Landmark Oregon Mountain Inn Captures Bygone Era

Landmark Oregon Mountain Inn Captures Bygone Era

Mount Hood, the peak that looms over western Oregon, was in the news, sadly, a week or so ago. Three climbers, out for just an afternoon hike, were lost in a one of the Cascade Mountains' sudden, treacherous blizzards.

Landmark Oregon Mountain Inn Captures Bygone Era

Landmark Oregon Mountain Inn Captures Bygone Era

It seemed to come out of nowhere in what otherwise is the most picturesque time of year on the 3,400 meter(11,000 feet) high mountain, when people come to behold what looks like a dreamy snow-globe scene, and to stay in a landmark inn that dates to the Great Depression of the 1930s.

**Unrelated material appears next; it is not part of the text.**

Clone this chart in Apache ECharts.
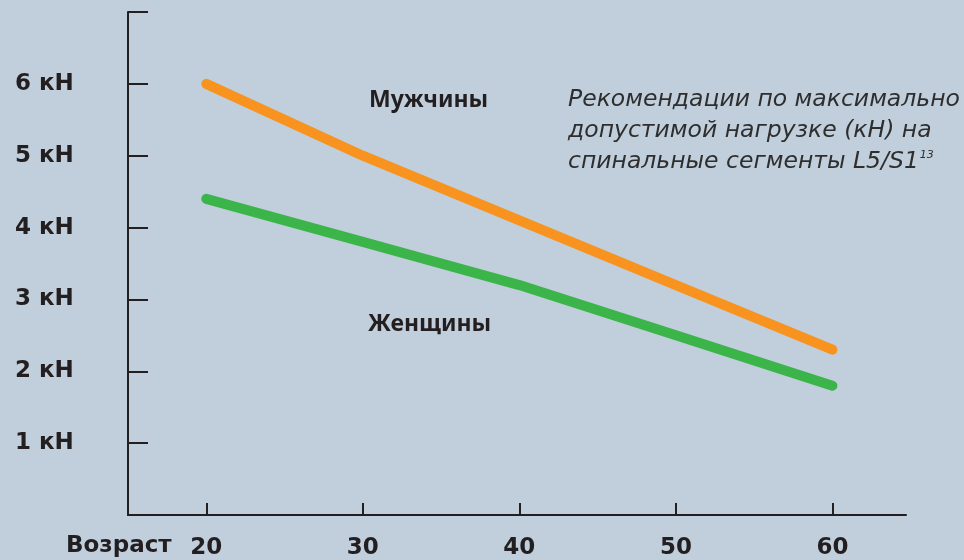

Picture a three-story stone fireplace, hand-wrought ironwork and carefully crafted woodwork inside and out, as well as original artwork and handmade rugs. Doesn't sound like a place the federal government would build and run, but that's exactly what it is.

This inlay is one of several carved masterpieces at Timberline Lodge

This inlay is one of several carved masterpieces at Timberline Lodge

At Timberline Lodge, you quickly pick up the Native American and frontier themes in the hammered copper ashtrays, and the stairway newel posts carved from telephone poles in the shapes of bears and otters and mountain lions.

There are great mosaics and murals, too that were fashioned in the Depression years when federal programs put people to work in agencies such as the Civilian Conservation Corps, also called the C.C.C. Thousands of carpenters, bricklayers, artists and ironworkers built national parks, bridges and this grand ski lodge atop Mount Hood.

It took three months just to bulldoze crude roads up to the timber line. And that was in springtime. Workers making 90 cents an hour dragged huge Douglas fir logs off hillsides to build the lodge's framework. In wintertime blizzards, the men sometimes had to hold fast to ropes connecting the beams to their trucks to avoid being blown away.

All the work was done by hand. There was no electricity on the mountain. When it was all done, workers cried openly at the lodge's dedication in 1937, not due to President Franklin Roosevelt's words of appreciation, but at having to leave a project that had given them great pride, dignity and months of paychecks.

Each year since, the deer-shaped door knocker, giant carved Indian head inlay, rugs made from old rags and workers uniforms, the stained-glass panel of Mount Hood itself and the magnificent fireplace have drawn more than 75,000 people to Timberline Lodge.